Thursday, February 18, 2010

Olympic Notebook

The Winter Olympics make blog writing so easy. All I have to do is pick out a couple of things that drew my interest over the previous twenty-four hours and make some humourous or witty observations. Boom. Finished.

(Then I can go back to staring at my reflection in the mirror)

I forgot to add something to yesterday’s post and I was reminded of it watching Maelle Ricker’s victory ceremony last night.

Did you see the horrible rendition of ‘O Canada’ during the opening ceremonies? My God, it was absolutely terrible. I refuse to post the name of the singer lest I give her free promotion for her offensive caterwauling.

I don’t understand why every singer tries to turn a national anthem performance into an American Idol audition. Just sing it straight, with passion and conviction. There’s no need for contrived runs and over-pronunciation of the lyrics.

I’d rather listen to 20,000 people singing ‘O Canada’ at the top of their lungs than listen to professionals try to ‘make it their own.’

The Canadian women’s hockey team continued their assault on the rest of the world with a 13-1 drubbing over Sweden last night. They’ve outscored their opponents 42-3 in three games thus far.

This is an embarrassing situation for the IOC. Women’s hockey is a joke. If the sport cannot field more than two competitive entrants, then it does not belong in the Olympics. I’m sick of hearing the Canadian women complain that there’s a double-standard and the men’s game started out this way and the World Juniors have analogous blowouts.

Sorry, ladies, but your argument is flawed. The first women’s world hockey championship took place in 1990; the women’s international game is not ‘starting out.’ Furthermore, the discrepancy between North America and the rest of the world is widening, not narrowing.

Yes, the World Juniors have some blowout scores, but there are also 5-6 teams who have a realistic shot of winning the gold. Is there any chance the Canadian or US women won’t meet in the gold medal game? Nope.

No one even cares about the women until the gold medal game because everyone knows the round robin is an embarrassment to the sport.

Speaking of embarrassment, Team Canada needs to learn how to win with class. I watched the highlights of the game versus Sweden and the women full-out celebrated the 10th and 12th goals.

Are you kidding me?

You are crushing a team by double digits and have the audacity to thrust your arms into the air and wildly celebrate a meaningless goal?

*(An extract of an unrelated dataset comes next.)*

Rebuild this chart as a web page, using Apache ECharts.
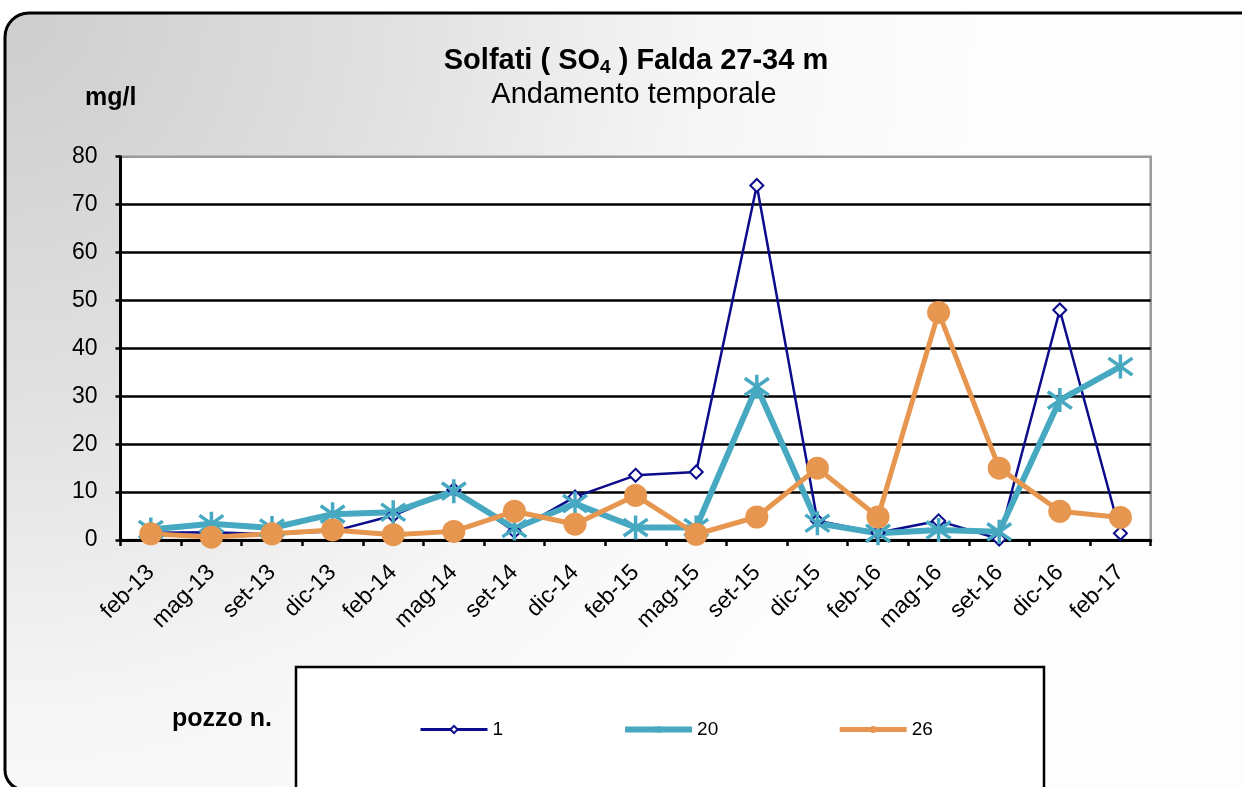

Act like you’ve scored before, for Christ’s sake.

Watch this video of Bobby Orr. Not once does he raise his arms after he scores a goal.

That’s the Canadian way.

1 comment:

Anonymous said...

“I don’t understand why every singer tries to turn a national anthem performance into an American Idol audition. Just sing it straight, with passion and conviction. There’s no need for contrived runs and over-pronunciation of the lyrics.”

Holy crap! We actually agree on something. People grab on and kiss your asses good-bye this could be a sign of the apocalypse.

Actually we agree on two things today the second beng that I really do believe you are going to spend the rest of the day staring at yourself. I see how distracted you get by your reflection when you are in public I can only imagine how bad it is in the privacy of your home.